=== THE TASK ===
It is required that the lines from the top of the listing through the line with "import plotly.graph_objects as go" be reproduced exactly, excluding pictures.

=-=-=-=-=

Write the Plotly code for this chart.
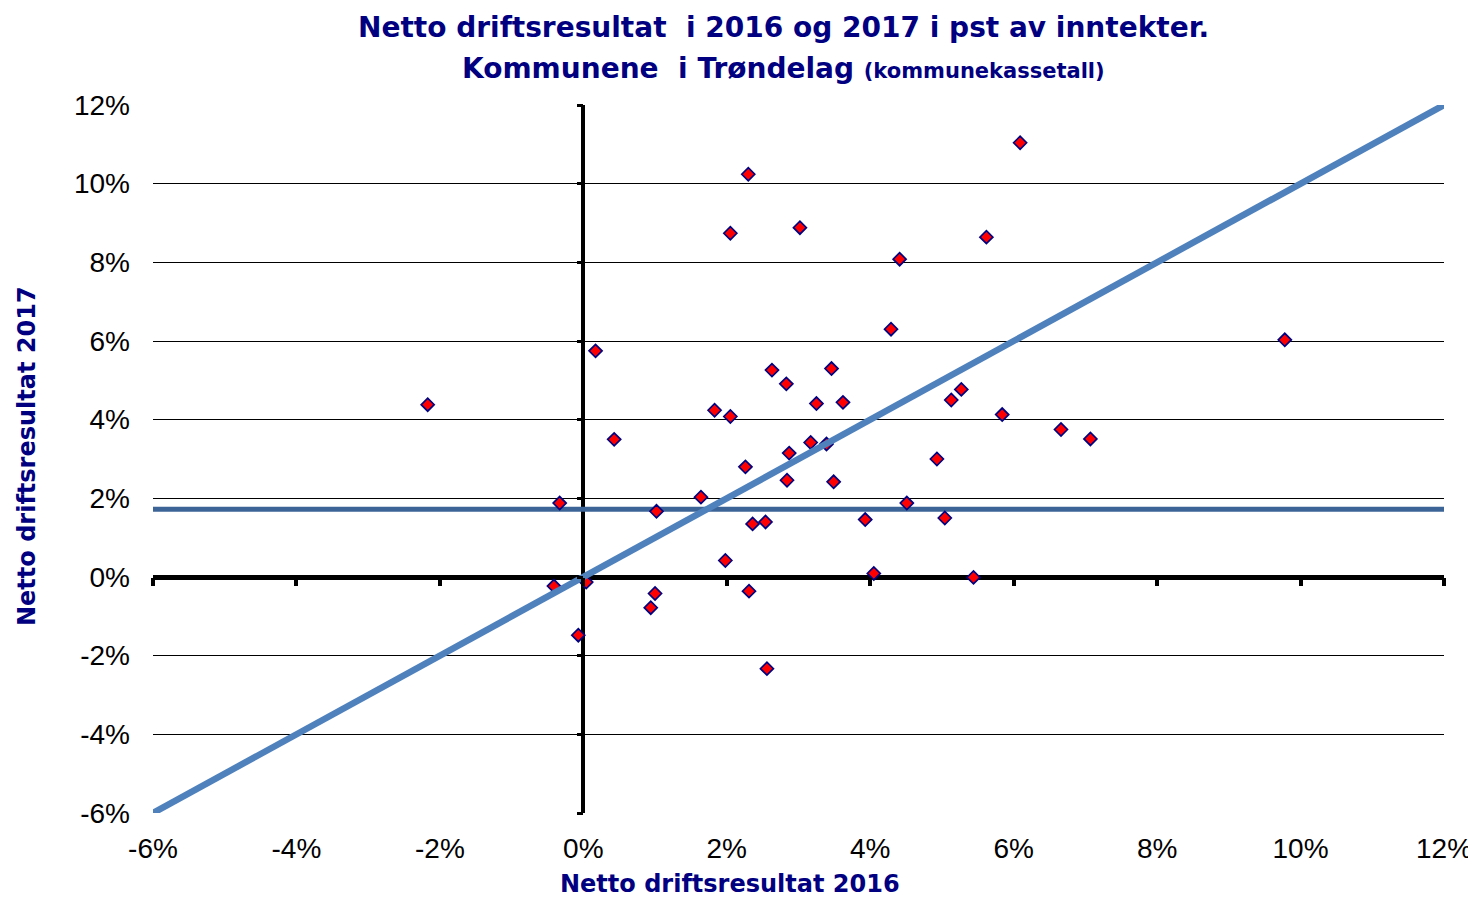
import plotly.graph_objects as go

# ---- data (percent) ----
result_2016 = [-2.17, 0.17, 0.43, -0.33, -0.41, 0.04, -0.07, 1.02, 1.00, 0.94,
               1.64, 1.83, 2.05, 2.05, 2.30, 2.26, 1.98, 2.36, 2.54, 2.31,
               2.56, 2.63, 2.83, 2.84, 2.87, 3.02, 3.17, 3.25, 3.39, 3.46,
               3.49, 3.62, 3.93, 4.05, 4.29, 4.41, 4.51, 4.93, 5.04, 5.13,
               5.27, 5.44, 5.62, 5.84, 6.09, 6.66, 7.07, 9.78]
result_2017 = [4.38, 5.75, 3.50, 1.88, -0.23, -0.13, -1.48, 1.67, -0.42, -0.78,
               2.03, 4.24, 4.08, 8.74, 10.24, 2.80, 0.42, 1.35, 1.40, -0.36,
               -2.33, 5.26, 4.91, 2.46, 3.15, 8.88, 3.42, 4.41, 3.38, 5.30,
               2.42, 4.44, 1.46, 0.09, 6.30, 8.08, 1.88, 3.00, 1.50, 4.50,
               4.77, -0.01, 8.64, 4.13, 11.04, 3.75, 3.51, 6.03]
avg_2017 = 1.72
axis_range = [-6, 12]
tick_values = [-6, -4, -2, 0, 2, 4, 6, 8, 10, 12]
tick_labels = ["-6%", "-4%", "-2%", "0%", "2%", "4%", "6%", "8%", "10%", "12%"]

FONT = "Liberation Sans, Arial, sans-serif"
BOLD_FONT = "DejaVu Sans, Verdana, sans-serif"
NAVY = "#000080"

# page body has an 8px margin; figure is sized/placed to compensate
W, H = 1476, 890
RW = W - 8  # width actually rendered in the page
ML, MR, MT, MB = 145, 32, 97, 85
PW, PH = RW - ML - MR, H - MT - MB


def px_x(page_x):
    return (page_x - 8 - ML) / PW


def px_y(page_y):
    return 1 - (page_y - 8 - MT) / PH


fig = go.Figure()

# average line (below markers)
fig.add_trace(go.Scatter(
    x=axis_range, y=[avg_2017, avg_2017], mode="lines",
    line=dict(color="#3C6496", width=5), hoverinfo="skip", showlegend=False,
    cliponaxis=False))

# municipalities
fig.add_trace(go.Scatter(
    x=result_2016, y=result_2017, mode="markers",
    marker=dict(symbol="diamond", size=10, color="#FF0000",
                line=dict(color=NAVY, width=1.7)),
    showlegend=False))

# diagonal y = x
fig.add_trace(go.Scatter(
    x=axis_range, y=axis_range, mode="lines",
    line=dict(color="#4F81BD", width=6.5), hoverinfo="skip", showlegend=False,
    cliponaxis=False))

# dummy trace to activate overlay axes carrying tick marks on the zero lines
fig.add_trace(go.Scatter(x=[None], y=[None], xaxis="x2", yaxis="y2",
                         showlegend=False, hoverinfo="skip"))

zero_frac = (0 - axis_range[0]) / (axis_range[1] - axis_range[0])

fig.update_layout(
    width=W, height=H,
    paper_bgcolor="white", plot_bgcolor="white",
    margin=dict(l=ML, r=MR, t=MT, b=MB),
    font=dict(family=FONT, color="black"),
    xaxis=dict(
        range=axis_range, tickvals=tick_values, ticktext=tick_labels,
        showgrid=False, showline=False, ticks="",
        zeroline=True, zerolinecolor="black", zerolinewidth=3.5,
        tickfont=dict(size=28, color="black"), ticklabelstandoff=16,
        fixedrange=True),
    yaxis=dict(
        range=axis_range, tickvals=tick_values, ticktext=tick_labels,
        showgrid=True, gridcolor="black", gridwidth=1,
        showline=False, ticks="",
        zeroline=True, zerolinecolor="black", zerolinewidth=5,
        tickfont=dict(size=28, color="black"), ticklabelstandoff=22,
        fixedrange=True),
    xaxis2=dict(
        overlaying="x", anchor="free", position=zero_frac, side="bottom",
        range=axis_range, tickvals=tick_values, showticklabels=False,
        ticks="outside", ticklen=8, tickwidth=4, tickcolor="black",
        showgrid=False, zeroline=False, showline=False),
    yaxis2=dict(
        overlaying="y", anchor="free", position=zero_frac, side="left",
        range=axis_range, tickvals=tick_values, showticklabels=False,
        ticks="outside", ticklen=6, tickwidth=3, tickcolor="black",
        showgrid=False, zeroline=False, showline=False),
    annotations=[
        dict(text="<b>Netto driftsresultat  i 2016 og 2017 i pst av inntekter.</b>",
             xref="paper", yref="paper", x=px_x(783), y=px_y(28),
             xanchor="center", yanchor="middle", showarrow=False,
             font=dict(size=28, color=NAVY, family=BOLD_FONT)),
        dict(text="<b>Kommunene  i Trøndelag <span style='font-size:21px'>(kommunekassetall)</span></b>",
             xref="paper", yref="paper", x=px_x(783), y=px_y(68),
             xanchor="center", yanchor="middle", showarrow=False,
             font=dict(size=28, color=NAVY, family=BOLD_FONT)),
        dict(text="<b>Netto driftsresultat 2016</b>",
             xref="paper", yref="paper", x=px_x(730), y=px_y(884),
             xanchor="center", yanchor="middle", showarrow=False,
             font=dict(size=24, color=NAVY, family=BOLD_FONT)),
        dict(text="<b>Netto driftsresultat 2017</b>", textangle=-90,
             xref="paper", yref="paper", x=px_x(27), y=px_y(456),
             xanchor="center", yanchor="middle", showarrow=False,
             font=dict(size=24, color=NAVY, family=BOLD_FONT)),
    ],
)

fig.write_html("out.html")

=-=-=-=-=

=== THE OUTPUT ===
Write the Plotly code for this chart.
import plotly.graph_objects as go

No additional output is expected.